A gifted orator, Argov was an eloquent and highly respected advocate of Israel's cause, and of its rightful place among the nations. Those who knew him were moved and inspired to work with him to bring understanding and peace to Israel and its neighbors. In June 2002, on the 20th anniversary of the assassination attempt, Israel Ambassador to Britain Zvi Shtauber said: "Shlomo Argov's life since that fateful evening illustrates the tragic capacity of terror to silence the very diplomacy that is needed to bring peace to all the peoples of the Middle East."

Foreign Minister Benjamin Netanyahu said that Argov was a "symbol and example" of the Israeli diplomat manning his post and facing the world on the diplomatic front. "Shlomo Argov was shot on his watch at one of Israel's most difficult hours, at the peak of a wave of PLO terror that then hit Israel," he said.

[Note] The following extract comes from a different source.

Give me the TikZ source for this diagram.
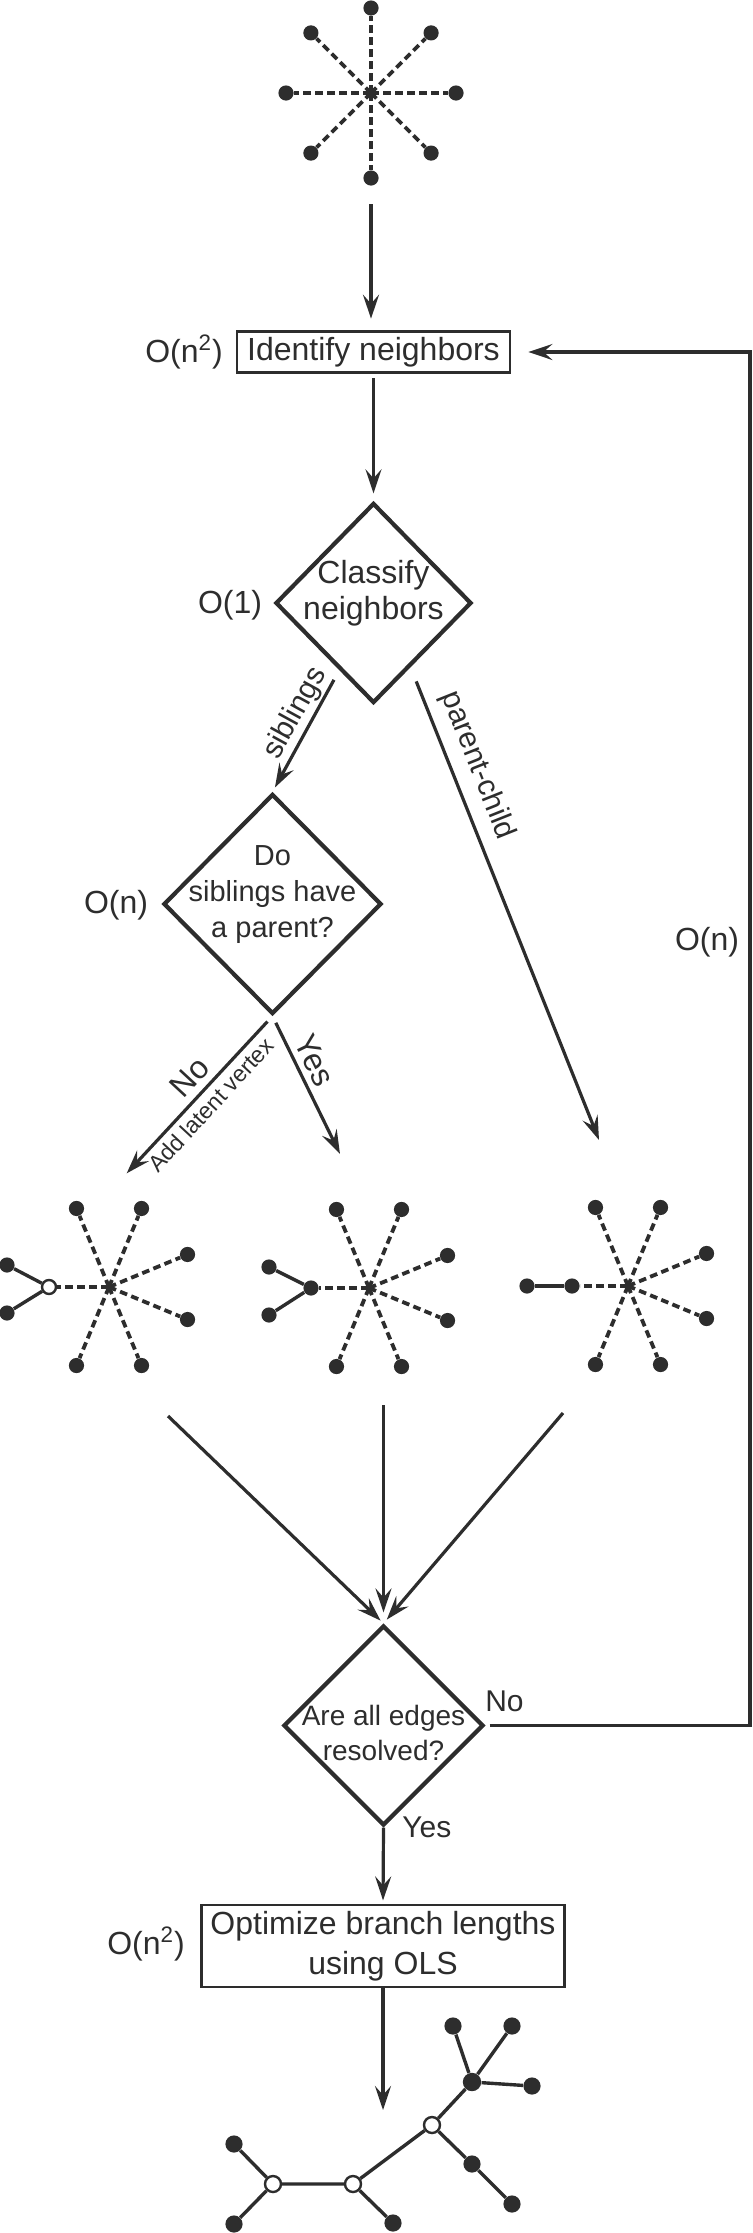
\documentclass[tikz,border=0pt]{standalone}
\usepackage{fontspec}
\setmainfont{Liberation Sans}
\usepackage{tikz}
\usetikzlibrary{arrows.meta,shapes.geometric}
\definecolor{ink}{RGB}{45,45,45}
\newcommand{\dtext}[2][0pt]{\smash{\makebox[0pt]{\raisebox{#1}{\begin{tabular}{@{}c@{}}#2\end{tabular}}}}}

\begin{document}
\begin{tikzpicture}[x=0.5pt, y=-0.5pt, color=ink,
  spoke/.style={line width=1.9pt, dash pattern=on 3.8pt off 2.2pt},
  branch/.style={line width=1.7pt},
  leaf/.style={circle, fill=ink, inner sep=0pt, minimum size=7.6pt},
  bigleaf/.style={circle, fill=ink, inner sep=0pt, minimum size=8.6pt},
  hollow/.style={circle, draw=ink, fill=white, line width=1.2pt, inner sep=0pt, minimum size=7pt},
  procbox/.style={draw, line width=1.4pt, inner xsep=2pt, inner ysep=2pt, align=center, font=\fontsize{16}{20}\selectfont},
  decide/.style={diamond, draw, line width=2.1pt, inner sep=0pt, font=\fontsize{14.5}{18}\selectfont},
  arr/.style={line width=1.6pt, -{Stealth[length=12pt, width=8pt, inset=4.5pt]}},
  lbl/.style={font=\fontsize{15}{18}\selectfont, inner sep=1pt},
  cost/.style={font=\fontsize{16}{18}\selectfont}]

\useasboundingbox (0,0) rectangle (752,2233);

% start: star tree
\coordinate (st0) at (371,93);
\foreach \a [count=\i] in {0,45,...,315}{
  \path (st0) ++(\a:85) node[leaf] (st0-\i) {};
  \draw[spoke] (st0) -- (st0-\i);
}

% main steps
\node[procbox, minimum width=136.5pt, minimum height=20.3pt] (idn) at (373.5,352) {Identify neighbors};
\node[cost] (cidn) at (184,352) {O(n\textsuperscript{2})};

\node[decide, minimum width=98pt, minimum height=100pt, font=\fontsize{16}{18}\selectfont] (cls) at (373.5,603) {\dtext{Classify\\neighbors}};
\node[cost] (ccls) at (230,605) {O(1)};

\node[decide, minimum width=109pt, minimum height=110pt] (dop) at (272.5,904) {\dtext[1.5pt]{Do\\siblings have\\a parent?}};
\node[cost] (cdop) at (116,905) {O(n)};

\node[decide, minimum width=100pt, minimum height=100pt, font=\fontsize{14}{17.5}\selectfont] (are) at (383.5,1725.5) {\dtext[-9pt]{Are all edges\\resolved?}};

\node[procbox, minimum width=181.8pt, minimum height=41pt] (ols) at (383,1946) {Optimize branch lengths\\using OLS};
\node[cost] (cols) at (146,1944) {O(n\textsuperscript{2})};

\node[cost] (cloop) at (707,942) {O(n)};

% the three cases
\foreach \k/\x/\y in {1/109/1287, 2/369/1288, 3/628/1286}{
  \coordinate (st\k) at (\x,\y);
  \foreach \a [count=\i] in {22.5,67.5,112.5,247.5,292.5,337.5}{
    \path (st\k) ++(\a:85) node[leaf] (st\k-\i) {};
    \draw[spoke] (st\k) -- (st\k-\i);
  }
}

\node[hollow] (st1-n) at (49,1287) {};
\node[leaf] (st1-a) at (7,1265) {};
\node[leaf] (st1-b) at (7,1313) {};
\draw[spoke] (st1) -- (st1-n);
\draw[branch] (st1-a) -- (st1-n) -- (st1-b);

\node[leaf] (st2-n) at (311,1288) {};
\node[leaf] (st2-a) at (269,1267) {};
\node[leaf] (st2-b) at (269,1315) {};
\draw[spoke] (st2) -- (st2-n);
\draw[branch] (st2-a) -- (st2-n) -- (st2-b);

\node[leaf] (st3-n) at (572,1286) {};
\node[leaf] (st3-a) at (527,1286) {};
\draw[spoke] (st3) -- (st3-n);
\draw[branch] (st3-a) -- (st3-n);

% arrows
\coordinate (ar0) at (371,204);
\draw[arr, shorten >=5.8pt] (ar0) -- (ar0 |- idn.north);
\draw[arr, shorten <=2.3pt, shorten >=3.8pt] (idn.south) -- (cls.north);

\draw[arr, shorten <=5.5pt, shorten >=2.5pt] (cls.-117) -- node[lbl, pos=0.424, above=0pt, sloped] (lsib) {siblings} (dop.north);
\coordinate (pcend) at (599,1140);
\draw[arr, shorten <=7.6pt] (cls.-60) -- node[lbl, pos=0.228, above=4pt, sloped] (lpc) {parent-child} (pcend);

\coordinate (noend) at (126.7,1173.3);
\draw[arr, shorten <=3.7pt] (dop.south) -- node[lbl, pos=0.47, above=2.3pt, sloped, font=\fontsize{16}{18}\selectfont] (lno) {No}
  node[lbl, pos=0.5, below=1.6pt, sloped, font=\fontsize{11.5}{14}\selectfont] (llat) {Add latent vertex} (noend);
\coordinate (yesend) at (340,1154);
\draw[arr, shorten <=3.7pt] (dop.south) -- node[lbl, pos=0.38, above=1.8pt, sloped, font=\fontsize{16}{18}\selectfont] (lyes) {Yes} (yesend);

\coordinate (ar1) at (168,1416);
\coordinate (ar2) at (383.5,1405);
\coordinate (ar3) at (563,1413);
\draw[arr, shorten >=2pt] (ar1) -- (are.north);
\draw[arr, shorten >=5.5pt] (ar2) -- (are.north);
\draw[arr, shorten >=2.5pt] (ar3) -- (are.north);

\coordinate (loopc) at (750,352);
\draw[arr, line width=1.7pt, shorten <=2pt, shorten >=8.5pt] (are.east) -| node[lbl, pos=0, anchor=south west, xshift=-2pt, yshift=5pt] (lnoloop) {No} (loopc) -- (idn.east);
\draw[arr, shorten >=1.6pt] (are.south) -- node[lbl, pos=0, anchor=west, xshift=7.6pt] (lyesend) {Yes} (ols.north);

% result tree
\coordinate (treetop) at (383,2110);
\draw[arr] (ols.south) -- (treetop);

\node[hollow, minimum size=8pt] (ta) at (273,2184) {};
\node[hollow, minimum size=8pt] (tb) at (353,2184) {};
\node[hollow, minimum size=8pt] (tc) at (432,2125) {};
\node[bigleaf, minimum size=9.2pt] (td) at (472,2082) {};
\node[bigleaf] (te) at (472,2164) {};
\foreach \n/\x/\y in {tl1/234/2144, tl2/234/2224, tl3/393/2223, tl4/512/2204, tl5/453/2026, tl6/512/2026, tl7/532/2086}{
  \node[bigleaf] (\n) at (\x,\y) {};
}
\draw[branch] (tl1) -- (ta) -- (tl2);
\draw[branch] (ta) -- (tb) -- (tl3);
\draw[branch] (tb) -- (tc) -- (td);
\draw[branch] (tc) -- (te) -- (tl4);
\draw[branch] (td) -- (tl5);
\draw[branch] (td) -- (tl6);
\draw[branch] (td) -- (tl7);

\end{tikzpicture}
\end{document}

Former Jerusalem mayor Teddy Kollek wrote in 1983, in a preface to a collection of Argov's speeches writings entitled An Ambassador Speaks Out: "Shlomo Argov has become a symbol of the Israeli diplomat who today not only fights for his country's cause under most difficult circumstances, but also risks his very life in doing so... Shlomo applied himself to the Foreign Service with a particular single-mindedness, regarding it as both a profession and a mission in life. He aspired to perfection and never relented in his efforts in search of new waSys to fight more effectively on the diplomatic front for the just cause of Israel."

Hava, devoted wife of Shlomo Argov, passed away in May 2002. He was survived by a son and two daughters - Gideon, 47, Yehudit, 44, and Edna, 35.